*Data section*:

* Start *

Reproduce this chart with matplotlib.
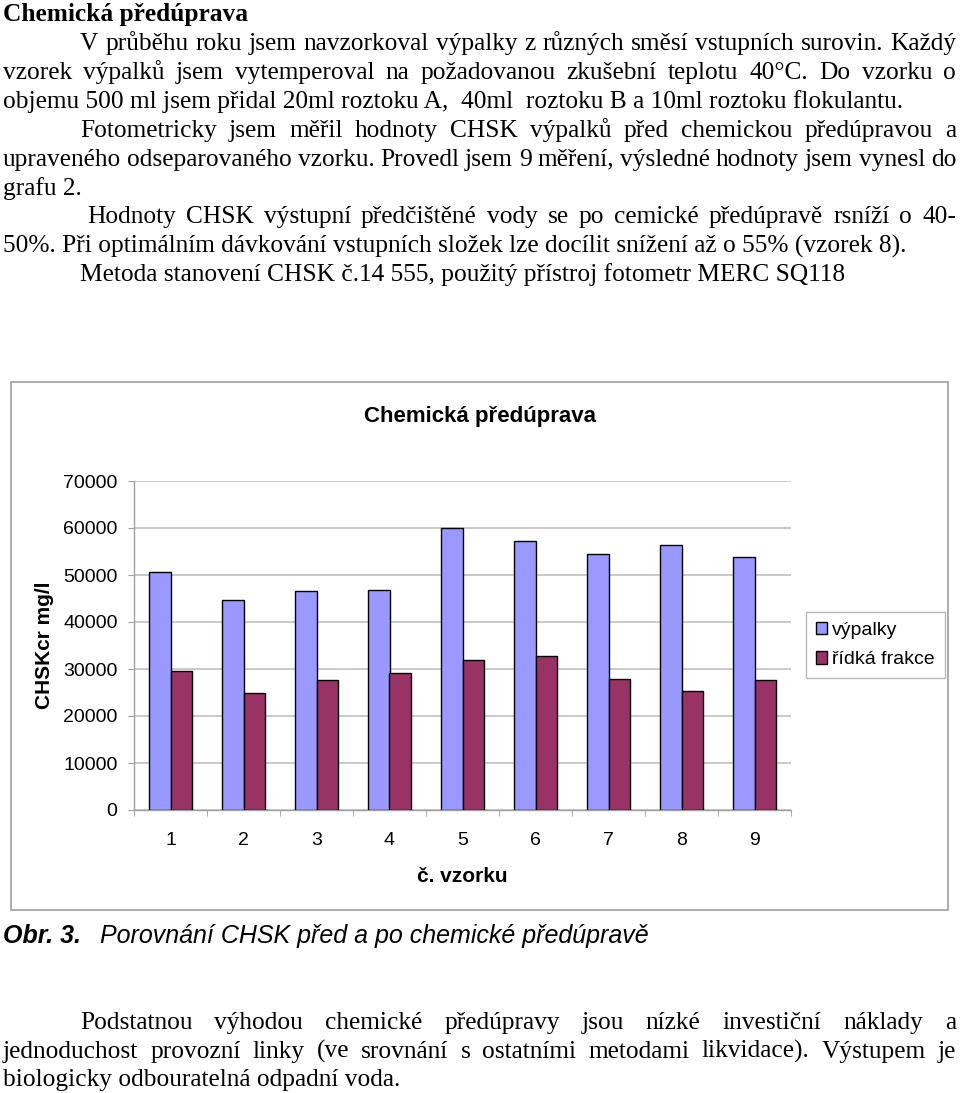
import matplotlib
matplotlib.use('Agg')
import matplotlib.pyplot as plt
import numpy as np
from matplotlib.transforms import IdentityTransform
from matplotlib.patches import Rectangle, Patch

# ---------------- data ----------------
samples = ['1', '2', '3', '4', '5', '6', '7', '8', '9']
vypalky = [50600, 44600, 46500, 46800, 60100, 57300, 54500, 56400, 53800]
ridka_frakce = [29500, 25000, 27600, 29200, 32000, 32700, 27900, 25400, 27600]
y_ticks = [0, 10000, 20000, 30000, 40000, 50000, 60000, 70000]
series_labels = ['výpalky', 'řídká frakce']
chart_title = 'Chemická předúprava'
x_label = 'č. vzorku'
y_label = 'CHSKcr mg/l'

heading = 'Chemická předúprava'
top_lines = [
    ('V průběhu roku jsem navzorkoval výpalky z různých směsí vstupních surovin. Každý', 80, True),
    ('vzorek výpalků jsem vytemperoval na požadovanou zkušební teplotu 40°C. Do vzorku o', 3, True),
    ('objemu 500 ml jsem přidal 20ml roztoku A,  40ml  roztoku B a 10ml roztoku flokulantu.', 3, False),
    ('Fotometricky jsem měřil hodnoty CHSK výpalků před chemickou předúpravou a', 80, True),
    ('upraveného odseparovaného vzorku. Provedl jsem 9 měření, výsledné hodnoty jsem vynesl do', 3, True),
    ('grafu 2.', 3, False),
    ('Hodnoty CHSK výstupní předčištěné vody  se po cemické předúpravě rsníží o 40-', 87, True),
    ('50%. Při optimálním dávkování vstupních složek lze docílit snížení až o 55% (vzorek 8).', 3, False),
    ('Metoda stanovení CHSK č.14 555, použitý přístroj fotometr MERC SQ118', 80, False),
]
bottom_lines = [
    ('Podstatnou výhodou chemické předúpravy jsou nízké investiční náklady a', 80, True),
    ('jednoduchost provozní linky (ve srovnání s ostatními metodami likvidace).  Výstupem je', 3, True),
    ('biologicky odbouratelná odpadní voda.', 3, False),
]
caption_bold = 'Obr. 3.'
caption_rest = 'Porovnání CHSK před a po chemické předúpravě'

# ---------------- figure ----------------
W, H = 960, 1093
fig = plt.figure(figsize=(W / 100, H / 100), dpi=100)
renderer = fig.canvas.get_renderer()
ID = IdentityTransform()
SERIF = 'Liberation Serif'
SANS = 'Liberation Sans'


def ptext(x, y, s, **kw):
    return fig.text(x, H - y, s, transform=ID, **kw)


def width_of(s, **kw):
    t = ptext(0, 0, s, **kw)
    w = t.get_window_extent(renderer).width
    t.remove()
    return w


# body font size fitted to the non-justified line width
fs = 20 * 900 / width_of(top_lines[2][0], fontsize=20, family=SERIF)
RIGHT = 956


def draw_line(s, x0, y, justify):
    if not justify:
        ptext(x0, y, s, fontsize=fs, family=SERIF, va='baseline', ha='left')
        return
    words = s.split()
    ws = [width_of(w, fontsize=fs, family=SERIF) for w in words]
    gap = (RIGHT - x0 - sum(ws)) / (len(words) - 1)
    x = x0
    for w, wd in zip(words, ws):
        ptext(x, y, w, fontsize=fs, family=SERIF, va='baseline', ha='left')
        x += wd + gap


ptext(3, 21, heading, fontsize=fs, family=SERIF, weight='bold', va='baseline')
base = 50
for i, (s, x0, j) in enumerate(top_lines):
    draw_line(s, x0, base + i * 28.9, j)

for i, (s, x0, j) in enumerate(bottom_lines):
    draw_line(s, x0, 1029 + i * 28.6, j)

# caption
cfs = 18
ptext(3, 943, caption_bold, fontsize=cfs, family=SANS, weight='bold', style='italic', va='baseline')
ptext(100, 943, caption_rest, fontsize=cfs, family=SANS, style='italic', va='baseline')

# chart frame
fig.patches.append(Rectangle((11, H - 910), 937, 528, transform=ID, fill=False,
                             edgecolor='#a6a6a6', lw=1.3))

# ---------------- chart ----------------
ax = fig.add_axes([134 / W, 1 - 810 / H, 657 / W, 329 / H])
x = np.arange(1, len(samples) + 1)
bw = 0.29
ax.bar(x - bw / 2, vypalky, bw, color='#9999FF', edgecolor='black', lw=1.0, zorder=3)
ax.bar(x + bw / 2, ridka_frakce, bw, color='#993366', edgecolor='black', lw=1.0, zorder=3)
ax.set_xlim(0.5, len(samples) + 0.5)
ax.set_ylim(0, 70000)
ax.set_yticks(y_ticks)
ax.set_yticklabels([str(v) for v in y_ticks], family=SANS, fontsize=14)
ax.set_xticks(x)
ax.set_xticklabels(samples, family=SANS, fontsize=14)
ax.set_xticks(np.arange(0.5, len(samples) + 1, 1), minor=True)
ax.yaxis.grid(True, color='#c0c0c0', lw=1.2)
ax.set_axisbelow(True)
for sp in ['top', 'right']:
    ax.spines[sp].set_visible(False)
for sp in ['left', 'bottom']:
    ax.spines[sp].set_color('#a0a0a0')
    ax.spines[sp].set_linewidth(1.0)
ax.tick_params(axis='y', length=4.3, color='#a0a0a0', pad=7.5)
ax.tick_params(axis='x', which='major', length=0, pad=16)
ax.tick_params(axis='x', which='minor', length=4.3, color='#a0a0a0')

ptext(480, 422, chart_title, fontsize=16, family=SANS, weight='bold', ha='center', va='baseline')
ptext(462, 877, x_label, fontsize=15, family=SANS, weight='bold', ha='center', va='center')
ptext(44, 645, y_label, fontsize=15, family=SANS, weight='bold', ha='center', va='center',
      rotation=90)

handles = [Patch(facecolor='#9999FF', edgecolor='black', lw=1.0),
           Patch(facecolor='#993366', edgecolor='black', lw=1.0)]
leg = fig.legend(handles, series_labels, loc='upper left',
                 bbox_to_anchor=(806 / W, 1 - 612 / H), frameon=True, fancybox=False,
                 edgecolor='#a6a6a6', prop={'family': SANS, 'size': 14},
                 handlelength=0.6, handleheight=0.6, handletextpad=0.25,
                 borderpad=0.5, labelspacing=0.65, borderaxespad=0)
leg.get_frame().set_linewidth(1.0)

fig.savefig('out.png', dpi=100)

* End *

*The exercise*: Leave out the pictures and reproduce the rest of the listing exactly.

*Final result*:
Reproduce this chart with matplotlib.
import matplotlib
matplotlib.use('Agg')
import matplotlib.pyplot as plt
import numpy as np
from matplotlib.transforms import IdentityTransform
from matplotlib.patches import Rectangle, Patch

# ---------------- data ----------------
samples = ['1', '2', '3', '4', '5', '6', '7', '8', '9']
vypalky = [50600, 44600, 46500, 46800, 60100, 57300, 54500, 56400, 53800]
ridka_frakce = [29500, 25000, 27600, 29200, 32000, 32700, 27900, 25400, 27600]
y_ticks = [0, 10000, 20000, 30000, 40000, 50000, 60000, 70000]
series_labels = ['výpalky', 'řídká frakce']
chart_title = 'Chemická předúprava'
x_label = 'č. vzorku'
y_label = 'CHSKcr mg/l'

heading = 'Chemická předúprava'
top_lines = [
    ('V průběhu roku jsem navzorkoval výpalky z různých směsí vstupních surovin. Každý', 80, True),
    ('vzorek výpalků jsem vytemperoval na požadovanou zkušební teplotu 40°C. Do vzorku o', 3, True),
    ('objemu 500 ml jsem přidal 20ml roztoku A,  40ml  roztoku B a 10ml roztoku flokulantu.', 3, False),
    ('Fotometricky jsem měřil hodnoty CHSK výpalků před chemickou předúpravou a', 80, True),
    ('upraveného odseparovaného vzorku. Provedl jsem 9 měření, výsledné hodnoty jsem vynesl do', 3, True),
    ('grafu 2.', 3, False),
    ('Hodnoty CHSK výstupní předčištěné vody  se po cemické předúpravě rsníží o 40-', 87, True),
    ('50%. Při optimálním dávkování vstupních složek lze docílit snížení až o 55% (vzorek 8).', 3, False),
    ('Metoda stanovení CHSK č.14 555, použitý přístroj fotometr MERC SQ118', 80, False),
]
bottom_lines = [
    ('Podstatnou výhodou chemické předúpravy jsou nízké investiční náklady a', 80, True),
    ('jednoduchost provozní linky (ve srovnání s ostatními metodami likvidace).  Výstupem je', 3, True),
    ('biologicky odbouratelná odpadní voda.', 3, False),
]
caption_bold = 'Obr. 3.'
caption_rest = 'Porovnání CHSK před a po chemické předúpravě'

# ---------------- figure ----------------
W, H = 960, 1093
fig = plt.figure(figsize=(W / 100, H / 100), dpi=100)
renderer = fig.canvas.get_renderer()
ID = IdentityTransform()
SERIF = 'Liberation Serif'
SANS = 'Liberation Sans'


def ptext(x, y, s, **kw):
    return fig.text(x, H - y, s, transform=ID, **kw)


def width_of(s, **kw):
    t = ptext(0, 0, s, **kw)
    w = t.get_window_extent(renderer).width
    t.remove()
    return w


# body font size fitted to the non-justified line width
fs = 20 * 900 / width_of(top_lines[2][0], fontsize=20, family=SERIF)
RIGHT = 956


def draw_line(s, x0, y, justify):
    if not justify:
        ptext(x0, y, s, fontsize=fs, family=SERIF, va='baseline', ha='left')
        return
    words = s.split()
    ws = [width_of(w, fontsize=fs, family=SERIF) for w in words]
    gap = (RIGHT - x0 - sum(ws)) / (len(words) - 1)
    x = x0
    for w, wd in zip(words, ws):
        ptext(x, y, w, fontsize=fs, family=SERIF, va='baseline', ha='left')
        x += wd + gap


ptext(3, 21, heading, fontsize=fs, family=SERIF, weight='bold', va='baseline')
base = 50
for i, (s, x0, j) in enumerate(top_lines):
    draw_line(s, x0, base + i * 28.9, j)

for i, (s, x0, j) in enumerate(bottom_lines):
    draw_line(s, x0, 1029 + i * 28.6, j)

# caption
cfs = 18
ptext(3, 943, caption_bold, fontsize=cfs, family=SANS, weight='bold', style='italic', va='baseline')
ptext(100, 943, caption_rest, fontsize=cfs, family=SANS, style='italic', va='baseline')

# chart frame
fig.patches.append(Rectangle((11, H - 910), 937, 528, transform=ID, fill=False,
                             edgecolor='#a6a6a6', lw=1.3))

# ---------------- chart ----------------
ax = fig.add_axes([134 / W, 1 - 810 / H, 657 / W, 329 / H])
x = np.arange(1, len(samples) + 1)
bw = 0.29
ax.bar(x - bw / 2, vypalky, bw, color='#9999FF', edgecolor='black', lw=1.0, zorder=3)
ax.bar(x + bw / 2, ridka_frakce, bw, color='#993366', edgecolor='black', lw=1.0, zorder=3)
ax.set_xlim(0.5, len(samples) + 0.5)
ax.set_ylim(0, 70000)
ax.set_yticks(y_ticks)
ax.set_yticklabels([str(v) for v in y_ticks], family=SANS, fontsize=14)
ax.set_xticks(x)
ax.set_xticklabels(samples, family=SANS, fontsize=14)
ax.set_xticks(np.arange(0.5, len(samples) + 1, 1), minor=True)
ax.yaxis.grid(True, color='#c0c0c0', lw=1.2)
ax.set_axisbelow(True)
for sp in ['top', 'right']:
    ax.spines[sp].set_visible(False)
for sp in ['left', 'bottom']:
    ax.spines[sp].set_color('#a0a0a0')
    ax.spines[sp].set_linewidth(1.0)
ax.tick_params(axis='y', length=4.3, color='#a0a0a0', pad=7.5)
ax.tick_params(axis='x', which='major', length=0, pad=16)
ax.tick_params(axis='x', which='minor', length=4.3, color='#a0a0a0')

ptext(480, 422, chart_title, fontsize=16, family=SANS, weight='bold', ha='center', va='baseline')
ptext(462, 877, x_label, fontsize=15, family=SANS, weight='bold', ha='center', va='center')
ptext(44, 645, y_label, fontsize=15, family=SANS, weight='bold', ha='center', va='center',
      rotation=90)

handles = [Patch(facecolor='#9999FF', edgecolor='black', lw=1.0),
           Patch(facecolor='#993366', edgecolor='black', lw=1.0)]
leg = fig.legend(handles, series_labels, loc='upper left',
                 bbox_to_anchor=(806 / W, 1 - 612 / H), frameon=True, fancybox=False,
                 edgecolor='#a6a6a6', prop={'family': SANS, 'size': 14},
                 handlelength=0.6, handleheight=0.6, handletextpad=0.25,
                 borderpad=0.5, labelspacing=0.65, borderaxespad=0)
leg.get_frame().set_linewidth(1.0)

fig.savefig('out.png', dpi=100)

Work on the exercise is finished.